Who in the world has ever wanted to drive a hearse?

The second verse doesn’t get much better — there’s a self-referential mention of a “little deuce coupe,” as well as another of the BBs’ near-obsessive references to hair.

(I wrote about this once on my now-departed other blog — there are a surprising number of BBs songs with references to hair. I may dig out that one and repost it here. Since “Almost Summer” was co-written by Love, Brian Wilson and Al Jardine, I say it belongs in the same discussion.)

I revere Brian, adore Carl and sort of quietly respect the other Beach Boys. But I think Tony Asher and Van Dyke Parks might have been the most valuable people in that entire enterprise over the years, simply because of their abilities to write lyrics that didn’t embarrass anybody.

Meanwhile, I have no idea who else was in Celebration. The Interwebs describe them as a “studio band.” Not sure whether Brian played on the record, or simply appeared in the videos for promotional purposes.

Whoever they were, their song broke into the American Top 40 the week of June 3, 1978, and peaked a few weeks later at Number 29.

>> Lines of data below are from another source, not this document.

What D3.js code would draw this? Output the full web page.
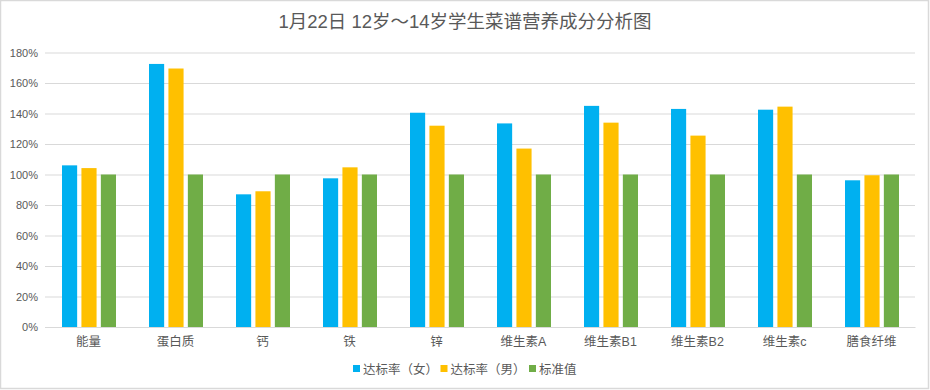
<!DOCTYPE html>
<html>
<head>
<meta charset="utf-8">
<script src="https://cdn.jsdelivr.net/npm/d3@7/dist/d3.min.js"></script>
<style>
html,body{margin:0;padding:0;background:#fff;}
text{font-family:"Liberation Sans","Noto Sans CJK SC",sans-serif;}
</style>
</head>
<body>
<svg id="chart" width="930" height="390"></svg>
<script>
const categories = ["能量","蛋白质","钙","铁","锌","维生素A","维生素B1","维生素B2","维生素c","膳食纤维"];
const seriesNames = ["达标率（女）","达标率（男）","标准值"];
const female = [1.06,1.725,0.87,0.975,1.405,1.335,1.45,1.43,1.425,0.962];
const male   = [1.042,1.695,0.89,1.047,1.32,1.17,1.34,1.255,1.445,0.995];
const standard = [1,1,1,1,1,1,1,1,1,1];
const colors = ["#00B0F0","#FFC000","#70AD47"];
const yTicks = [0,0.2,0.4,0.6,0.8,1.0,1.2,1.4,1.6,1.8];
const title = "1月22日 12岁～14岁学生菜谱营养成分分析图";

(function(){
const series = [female, male, standard];
const svg = d3.select("#chart");
const W = 930, H = 390;

// outer frame
svg.append("rect").attr("x",0.5).attr("y",0.5).attr("width",W-2).attr("height",H-2)
  .attr("fill","#fff").attr("stroke","#d9d9d9").attr("stroke-width",1.5);

const pLeft = 45, pRight = 915, pTop = 52.5, pBottom = 327;
const groupW = 54;
const x = d3.scaleBand().domain(categories).range([pLeft,pRight]).paddingInner(0).paddingOuter(0);
const y = d3.scaleLinear().domain([0,1.8]).range([pBottom,pTop]);
const inner = d3.scaleBand().domain(d3.range(3)).range([0,groupW]).paddingInner(0.22).paddingOuter(0);
const groupOffset = (x.bandwidth()-groupW)/2 + 0.5;

// grid
const yAxis = d3.axisLeft(y).tickValues(yTicks).tickFormat(d3.format(".0%")).tickSize(-(pRight-pLeft)).tickPadding(8);
const gy = svg.append("g").attr("transform",`translate(${pLeft},0)`).call(yAxis);
gy.select(".domain").remove();
gy.selectAll(".tick line").attr("stroke","#d9d9d9").attr("stroke-width",1);
gy.selectAll(".tick text").attr("fill","#595959").attr("font-size","11px").attr("x",-7);

// bars
series.forEach((vals,si)=>{
  svg.append("g").selectAll("rect").data(vals).join("rect")
    .attr("x",(d,i)=>x(categories[i]) + groupOffset + inner(si))
    .attr("y",d=>y(d))
    .attr("width",inner.bandwidth())
    .attr("height",d=>y(0)-y(d))
    .attr("fill",colors[si]);
});

// x axis
const xAxis = d3.axisBottom(x).tickSize(0).tickPadding(10);
const gx = svg.append("g").attr("transform",`translate(0,${pBottom})`).call(xAxis);
gx.select(".domain").attr("stroke","#d9d9d9").attr("stroke-width",1.2);
gx.selectAll(".tick text").attr("fill","#595959").attr("font-size","12.5px").attr("dy","0.71em");

// title
svg.append("text").attr("x",465).attr("y",28).attr("text-anchor","middle")
  .attr("fill","#595959").attr("font-size","18.5px").text(title);

// legend
const legendX = [353, 440.5, 529];
const lg = svg.append("g");
seriesNames.forEach((n,i)=>{
  lg.append("rect").attr("x",legendX[i]).attr("y",365).attr("width",7).attr("height",7).attr("fill",colors[i]);
  lg.append("text").attr("x",legendX[i]+10).attr("y",373.5).attr("fill","#595959").attr("font-size","12.5px").text(n);
});
})();
</script>
</body>
</html>
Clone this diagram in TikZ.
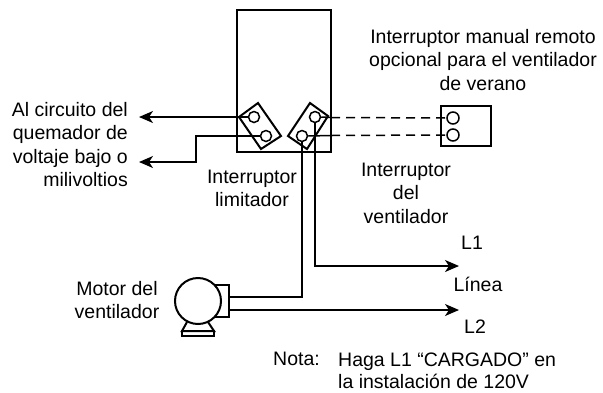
\documentclass[tikz,border=0pt]{standalone}
\usepackage{fontspec}
\setmainfont{Liberation Sans}
\usetikzlibrary{arrows.meta}
\begin{document}
\begin{tikzpicture}[x=1pt,y=-1pt,
  wire/.style={line width=1.5pt,line join=miter},
  arrowwire/.style={wire,-{Stealth[length=14pt,width=12pt,inset=4pt]}},
  dashwire/.style={line width=1.5pt,dash pattern=on 9pt off 6pt},
  thick box/.style={line width=2pt},
  term/.style={circle,draw,line width=1.5pt,minimum size=11pt,inner sep=0pt},
  label/.style={font=\fontsize{19.5pt}{23.5pt}\selectfont,align=center,text=black,inner sep=0pt}]
\useasboundingbox (0,0) rectangle (603,392);
\draw[thick box] (237,10) rectangle (331,152);
\draw[thick box,fill=white] (258,103) -- (281,136) -- (261,149) -- (239,117) -- cycle;
\draw[thick box,fill=white] (310,103) -- (328,116) -- (307,149) -- (288,136) -- cycle;
\node[term] (a1) at (254,117) {};
\node[term] (a2) at (266,136) {};
\node[term] (b1) at (315,117) {};
\node[term] (b2) at (302,136) {};
\node[term,minimum size=12pt] (c1) at (453,118) {};
\node[term,minimum size=12pt] (c2) at (453,135) {};
\coordinate (t1) at (139,117);
\coordinate (t2) at (139,162);
\coordinate (t3) at (459,266);
\coordinate (t4) at (459,310);
\coordinate (d1) at (331,117.5);
\coordinate (d2) at (331,135.5);
\draw[thick box] (441,106) rectangle (491,146);
\draw[arrowwire] (a1.west) -- (a1.west -| t1);
\draw[arrowwire] (a2.west) -- (196,136) -- (196,162) -- (t2);
\draw[wire] (b1.east) -- (d1);
\draw[wire] (b2.east) -- (d2);
\draw[dashwire] (d1) -- (c1.west);
\draw[dashwire] (d2) -- (c2.west);
\draw[wire] (b2.south) -- (302,297) -- (229,297);
\draw[arrowwire] (b1.south) -- (315,266) -- (t3);
% motor
\draw[thick box,fill=white] (205,285) rectangle (229,317);
\draw[arrowwire] (229,310) -- (t4);
\draw[thick box] (187,322) -- (182,331) -- (214,331) -- (208,322);
\draw[thick box] (182,331) rectangle (214,336);
\node[circle,draw,line width=2pt,fill=white,minimum size=46pt,inner sep=0pt] (m) at (198,301) {};
% labels
\node[label,align=right,anchor=east] (n1) at (128,144.5) {Al circuito del\\quemador de\\voltaje bajo o\\milivoltios};
\node[label] (n2) at (252,188.5) {Interruptor\\limitador};
\node[label] (n3) at (406,193) {Interruptor\\del\\ventilador};
\node[label] (n4) at (483,60) {Interruptor manual remoto\\opcional para el ventilador\\de verano};
\node[label] (n5) at (117,300) {Motor del\\ventilador};
\node[label] (n6) at (472,243) {L1};
\node[label] (n7) at (478,284) {Línea};
\node[label] (n8) at (475,327) {L2};
\node[label,anchor=west] (n9) at (273,359) {Nota:};
\node[label,font=\fontsize{19.5pt}{22pt}\selectfont,align=left,anchor=west] (n10) at (338,370.5) {Haga L1 “CARGADO” en\\la instalación de 120V};
\end{tikzpicture}
\end{document}
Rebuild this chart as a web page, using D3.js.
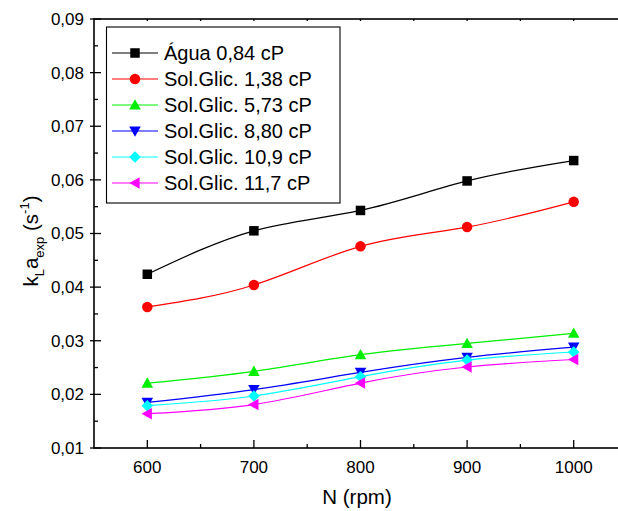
<!DOCTYPE html>
<html><head><meta charset="utf-8">
<script src="https://cdn.jsdelivr.net/npm/d3@7"></script>
<style>body{margin:0;background:#fff}svg{display:block;font-family:"Liberation Sans",Arial,sans-serif}</style>
</head><body><svg id="c" width="618" height="511"></svg>
<script>
const rpm = [600, 700, 800, 900, 1000];
const seriesNames = ["Água 0,84 cP","Sol.Glic. 1,38 cP","Sol.Glic. 5,73 cP","Sol.Glic. 8,80 cP","Sol.Glic. 10,9 cP","Sol.Glic. 11,7 cP"];
const agua   = [0.0424, 0.0505, 0.0543, 0.0598, 0.0636];
const sg138  = [0.0363, 0.0404, 0.0476, 0.0512, 0.0559];
const sg573  = [0.0221, 0.0243, 0.0274, 0.0295, 0.0314];
const sg880  = [0.0185, 0.0209, 0.0241, 0.0269, 0.0288];
const sg109  = [0.0179, 0.0197, 0.0233, 0.0264, 0.0279];
const sg117  = [0.0164, 0.0181, 0.0221, 0.0251, 0.0265];
const colors = ["#000000","#ff0000","#00ee00","#0000ff","#00ffff","#ff00ff"];
const symbols = ["square","circle","up","down","diamond","left"];
const yTicks = [0.01,0.02,0.03,0.04,0.05,0.06,0.07,0.08,0.09];
const xTicks = [600,700,800,900,1000];

const allSeries = [agua, sg138, sg573, sg880, sg109, sg117];
const svg = d3.select("#c");
const L = 94, R = 627, T = 19, B = 448;
const x = d3.scaleLinear().domain([550, 1050]).range([L, R]);
const y = d3.scaleLinear().domain([0.01, 0.09]).range([B, T]);
const fmt = d => d3.format(".2f")(d).replace(".", ",");

// frame
svg.append("rect").attr("x", L).attr("y", T).attr("width", R - L).attr("height", B - T)
  .attr("fill", "none").attr("stroke", "#000").attr("stroke-width", 1.6);

// left axis ticks
const yMinor = d3.range(0.015, 0.09, 0.01);
svg.append("g").selectAll("line").data(yTicks).join("line")
  .attr("x1", L - 4).attr("x2", L + 7).attr("y1", d => y(d)).attr("y2", d => y(d))
  .attr("stroke", "#000").attr("stroke-width", 1.3);
svg.append("g").selectAll("line").data(yMinor).join("line")
  .attr("x1", L).attr("x2", L + 4).attr("y1", d => y(d)).attr("y2", d => y(d))
  .attr("stroke", "#000").attr("stroke-width", 1.3);
svg.append("g").selectAll("text").data(yTicks).join("text")
  .attr("x", L - 10).attr("y", d => y(d)).attr("dy", "0.35em")
  .attr("text-anchor", "end").attr("font-size", 17).text(fmt);

// bottom axis ticks
const xMinor = [650, 750, 850, 950];
svg.append("g").selectAll("line").data(xTicks).join("line")
  .attr("x1", d => x(d)).attr("x2", d => x(d)).attr("y1", B).attr("y2", B - 8)
  .attr("stroke", "#000").attr("stroke-width", 1.3);
svg.append("g").selectAll("line").data(xMinor).join("line")
  .attr("x1", d => x(d)).attr("x2", d => x(d)).attr("y1", B).attr("y2", B - 4)
  .attr("stroke", "#000").attr("stroke-width", 1.3);
svg.append("g").selectAll("text").data(xTicks).join("text")
  .attr("x", d => x(d)).attr("y", B + 25)
  .attr("text-anchor", "middle").attr("font-size", 17).text(d => d);

// top axis tiny ticks
svg.append("g").selectAll("line").data(xTicks.concat(xMinor)).join("line")
  .attr("x1", d => x(d)).attr("x2", d => x(d)).attr("y1", T).attr("y2", T + 2)
  .attr("stroke", "#000").attr("stroke-width", 1.3);

// axis titles
svg.append("text").attr("x", 357).attr("y", 504).attr("text-anchor", "middle")
  .attr("font-size", 20.5).text("N (rpm)");
const yl = svg.append("text").attr("transform", "translate(38,241) rotate(-90)")
  .attr("text-anchor", "middle").attr("font-size", 20.5);
yl.append("tspan").text("k");
yl.append("tspan").attr("font-size", 13).attr("dy", 6).text("L");
yl.append("tspan").attr("dy", -6).text("a");
yl.append("tspan").attr("font-size", 13).attr("dy", 6).text("exp");
yl.append("tspan").attr("dy", -6).text(" (s");
yl.append("tspan").attr("font-size", 13).attr("dy", -9).text("-1");
yl.append("tspan").attr("dy", 9).text(")");

// markers
function marker(g, type, cx, cy, color, s) {
  const h = s / 2;
  let p;
  if (type === "square") p = g.append("rect").attr("x", cx - h).attr("y", cy - h).attr("width", s).attr("height", s);
  else if (type === "circle") p = g.append("circle").attr("cx", cx).attr("cy", cy).attr("r", h + 0.5);
  else {
    let pts;
    const k = h + 1;
    if (type === "up") pts = [[cx, cy - k], [cx + k, cy + k * 0.8], [cx - k, cy + k * 0.8]];
    if (type === "down") pts = [[cx, cy + k], [cx + k, cy - k * 0.8], [cx - k, cy - k * 0.8]];
    if (type === "left") pts = [[cx - k, cy], [cx + k * 0.8, cy - k], [cx + k * 0.8, cy + k]];
    if (type === "diamond") pts = [[cx, cy - k], [cx + k, cy], [cx, cy + k], [cx - k, cy]];
    p = g.append("polygon").attr("points", pts.map(q => q.join(",")).join(" "));
  }
  p.attr("fill", color);
}

// series
const line = d3.line().x(d => x(d[0])).y(d => y(d[1])).curve(d3.curveNatural);
allSeries.forEach((vals, i) => {
  const pts = rpm.map((r, j) => [r, vals[j]]);
  svg.append("path").attr("d", line(pts)).attr("fill", "none")
    .attr("stroke", colors[i]).attr("stroke-width", 1.2);
});
allSeries.forEach((vals, i) => {
  const g = svg.append("g");
  rpm.forEach((r, j) => marker(g, symbols[i], x(r), y(vals[j]), colors[i], 9.5));
});

// legend
const lg = svg.append("g");
lg.append("rect").attr("x", 106.5).attr("y", 27).attr("width", 233.5).attr("height", 176)
  .attr("fill", "#fff").attr("stroke", "#000").attr("stroke-width", 1.1);
seriesNames.forEach((n, i) => {
  const cy = 53 + i * 26;
  lg.append("line").attr("x1", 112).attr("x2", 158).attr("y1", cy).attr("y2", cy)
    .attr("stroke", colors[i]).attr("stroke-width", 1.2);
  marker(lg, symbols[i], 135, cy, colors[i], 9.5);
  lg.append("text").attr("x", 164).attr("y", cy).attr("dy", "0.36em")
    .attr("font-size", 20).text(n);
});
</script></body></html>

It was gone from the Top 40 a month after it arrived — perhaps because a song called “Almost Summer” lost all its appeal once it actually was summer. Who wants to be reminded of going back to class and cracking books when it’s the Fourth of July?

As minor as it was, “Almost Summer” may represent the last gasp of America’s rediscovered Seventies love affair with the Beach Boys.

The band proper would have only one more Top 40 hit in the ’70s — “Good Timin’,” which slipped in at No. 40 in the spring of 1979. And from there on out, the band would pretty much build its entire brand on nostalgia.

The remaining Beach Boys have a new album of original material — something a lot of people never thought they would see — coming out in a little over a month.

Perhaps that album will be the talk of the summer of 2012. Anything seems possible when it’s almost summer.